Fernando Irala
Previsto y anunciado desde fines del siglo pasado, este año da muestras evidentes de que el desorden climático nos ha alcanzado y tal vez sea irreversible.
Oleadas de intenso calor, retraso en la temporada de lluvias, sequía creciente, son algunos de los fenómenos que cualquier persona puede advertir con el paso de los días.
En el mundo los observadores registran otros cambios catastróficos, como el deshielo de los casquetes polares y la desaparición de las cumbres nevadas de muchas sierras y volcanes.

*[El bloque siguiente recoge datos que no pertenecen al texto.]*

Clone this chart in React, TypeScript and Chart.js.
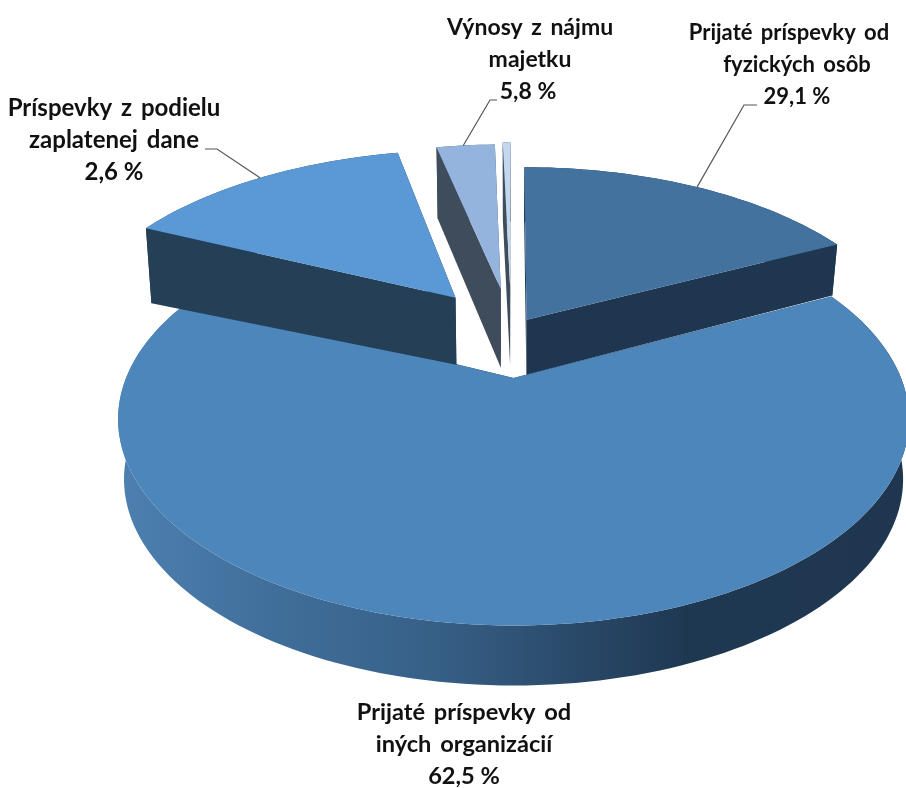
import React, { useEffect, useRef } from "react";
import { Chart, registerables } from "chart.js";

Chart.register(...registerables);

// Category order: clockwise from 12 o'clock, as drawn.
const categories = [
  "Prijaté príspevky od fyzických osôb",
  "Prijaté príspevky od iných organizácií",
  "Príspevky z podielu zaplatenej dane",
  "Výnosy z nájmu majetku",
  "Ostatné",
];
// Slice sizes (the printed labels do not match the drawn areas).
const sliceShares = [17.6, 64.4, 14.6, 3.0, 0.4];
const printedValues = ["29,1 %", "62,5 %", "2,6 %", "5,8 %", ""];
const labelLines = [
  ["Prijaté príspevky od", "fyzických osôb"],
  ["Prijaté príspevky od", "iných organizácií"],
  ["Príspevky z podielu", "zaplatenej dane"],
  ["Výnosy z nájmu", "majetku"],
  [],
];

// Styling / layout
const topColors = ["#43729f", "#4d86bb", "#5a99d6", "#95b4dd", "#c3d7ee"];
const wallColors = ["#1f3650", "#1f3650", "#243f56", "#3e4c5c", "#3e4c5c"];
const explode = [0.05, 0.27, 0.24, 0.25, 0.26];
const nudge = [[0.011, 0], [-0.002, 0], [-0.012, 0.016], [-0.005, 0.025], [-0.005, 0.02]];
const radiusScale = [1.04, 1, 1.055, 1.05, 1.05];
const wallDepth = [55, 60, 67, 79, 79];
const wallSlope = [0.013, 0, 0.026, -0.12, 0];
const drawOrder = [1, 4, 3, 2, 0];
const labelBlocks = [
  { x: 789, y: 33, size: 22, line2Dx: 8, valueDx: 8 },
  { x: 464, y: 712, size: 23.6, line2Dx: 0, valueDx: 0 },
  { x: 114, y: 108, size: 24, line2Dx: 0, valueDx: 0 },
  { x: 530, y: 28, size: 23, line2Dx: 0, valueDx: -2 },
];
const leaders = [
  { frac: 0.505, pts: [[744, 105], [757, 105]] },
  null,
  { frac: 0.5, pts: [[217, 149], [205, 149]] },
  { frac: 0.46, pts: [[490, 100], [497, 100]] },
];

const U0 = 513, V0 = 378, K = 0.2, RX = 387.5, RY = 198, C_Y = -0.27;
const project = (x: number, y: number) => {
  const w = 1 - K * y;
  return [U0 + (RX * x) / w, V0 + (RY * y) / w];
};

const sliceCenter = (i: number, mid: number) => [
  explode[i] * Math.cos(mid) + nudge[i][0],
  C_Y + explode[i] * Math.sin(mid) + nudge[i][1],
];

const pie3d = {
  id: "pie3d",
  beforeDatasetsDraw(chart: any) {
    const ctx = chart.ctx as CanvasRenderingContext2D;
    const arcs = chart.getDatasetMeta(0).data;
    drawOrder.forEach((i) => {
      const a = arcs[i];
      const { startAngle, endAngle } = a.getProps(["startAngle", "endAngle"], true);
      const mid = (startAngle + endAngle) / 2;
      const [ax, ay] = sliceCenter(i, mid);
      const r = radiusScale[i];
      const steps = Math.max(8, Math.round(((endAngle - startAngle) / (2 * Math.PI)) * 240));
      const top: number[][] = [];
      for (let s = 0; s <= steps; s++) {
        const t = startAngle + ((endAngle - startAngle) * s) / steps;
        top.push(project(ax + r * Math.cos(t), ay + r * Math.sin(t)));
      }
      const apex = project(ax, ay);
      const low = (p: number[]) => [
        U0 + (p[0] - U0) * 0.985,
        p[1] + wallDepth[i] + (apex[0] - p[0]) * wallSlope[i],
      ];
      const poly = (pts: number[][], fill: any) => {
        ctx.beginPath();
        pts.forEach((p, n) => (n ? ctx.lineTo(p[0], p[1]) : ctx.moveTo(p[0], p[1])));
        ctx.closePath();
        ctx.fillStyle = fill;
        ctx.fill();
      };
      let wall: any = wallColors[i];
      if (i === 1) {
        const g = ctx.createLinearGradient(118, 0, 906, 0);
        g.addColorStop(0, "#4d80b0");
        g.addColorStop(0.2, "#406e9a");
        g.addColorStop(0.4, "#376087");
        g.addColorStop(0.55, "#2c4d6e");
        g.addColorStop(0.72, "#1f3852");
        g.addColorStop(1, "#1f3650");
        wall = g;
      }
      poly([apex, top[0], low(top[0]), low(apex)], wallColors[i]);
      poly([apex, top[steps], low(top[steps]), low(apex)], wallColors[i]);
      poly([...top, ...top.slice().reverse().map(low)], wall);
      poly([apex, ...top], topColors[i]);
    });
    return false;
  },
  afterDraw(chart: any) {
    const ctx = chart.ctx as CanvasRenderingContext2D;
    const arcs = chart.getDatasetMeta(0).data;
    ctx.save();
    ctx.strokeStyle = "#555";
    ctx.lineWidth = 1.2;
    leaders.forEach((l, i) => {
      if (!l) return;
      const { startAngle, endAngle } = arcs[i].getProps(["startAngle", "endAngle"], true);
      const mid = (startAngle + endAngle) / 2;
      const t = startAngle + (endAngle - startAngle) * l.frac;
      const [ax, ay] = sliceCenter(i, mid);
      const p = project(ax + radiusScale[i] * Math.cos(t), ay + radiusScale[i] * Math.sin(t));
      ctx.beginPath();
      ctx.moveTo(p[0], p[1]);
      l.pts.forEach((q) => ctx.lineTo(q[0], q[1]));
      ctx.stroke();
    });
    ctx.fillStyle = "#111";
    ctx.textAlign = "center";
    ctx.textBaseline = "middle";
    labelBlocks.forEach((b, i) => {
      ctx.font = `bold ${b.size}px Lato`;
      (ctx as any).wordSpacing = "3px";
      labelLines[i].forEach((line, n) => ctx.fillText(line, b.x + (n ? b.line2Dx : 0), b.y + n * 32));
      (ctx as any).wordSpacing = "0px";
      ctx.fillText(printedValues[i], b.x + b.valueDx, b.y + labelLines[i].length * 32);
    });
    ctx.restore();
  },
};

export default function App() {
  const ref = useRef<HTMLCanvasElement>(null);
  useEffect(() => {
    document.body.style.margin = "0";
    const chart = new Chart(ref.current!, {
      type: "pie",
      data: {
        labels: categories,
        datasets: [{ data: sliceShares, backgroundColor: topColors, borderWidth: 0 }],
      },
      options: {
        responsive: false,
        animation: false,
        rotation: 0,
        layout: { padding: 0 },
        plugins: { legend: { display: false }, tooltip: { enabled: false } },
      },
      plugins: [pie3d],
    } as any);
    return () => chart.destroy();
  }, []);
  return <canvas ref={ref} width={906} height={788} />;
}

Decenios, siglos de explotación desmesurada y agotamiento de bosques y reservas de agua, quema irreflexiva de combustibles fósiles, negligencia de los gobiernos en impulsar el cambio a energías limpias, son algunos de los factores que nos han llevado al actual punto.
Pese a la evidencia del desastre, persiste la apatía y el desinterés de quienes en la sociedad podrían inducir nuevas conductas y hábitos de vida y de consumo.
En casos dramáticos como el de México, el pasado lustro no sólo no se ha avanzado en favor del medio ambiente, sino que se ha retrocedido hacia políticas rupestres de rechazo y obstaculización del uso de energías no contaminantes, la inversión en refinación de petróleo y la destrucción de la principal zona selvática del país.
Las malas decisiones son de unos cuantos, pero las consecuencias ya las pagamos todos. En la actual temporada en nuestro país, han muerto ya más de doscientas personas por deshidratación y los llamados golpes de calor, una cifra absolutamente inusitada.
Lo más grave, decíamos arriba, es la indiferencia gubernamental ante esta situación. Ya ahora es tarde para remediarla y lo será mucho más cuando se tomen medidas radicales para enfrentarla.
Nuestro planeta se acerca a la destrucción y la inhabitabilidad, sin que nada detenga la tendencia. Más bien parece que queremos acelerar el proceso.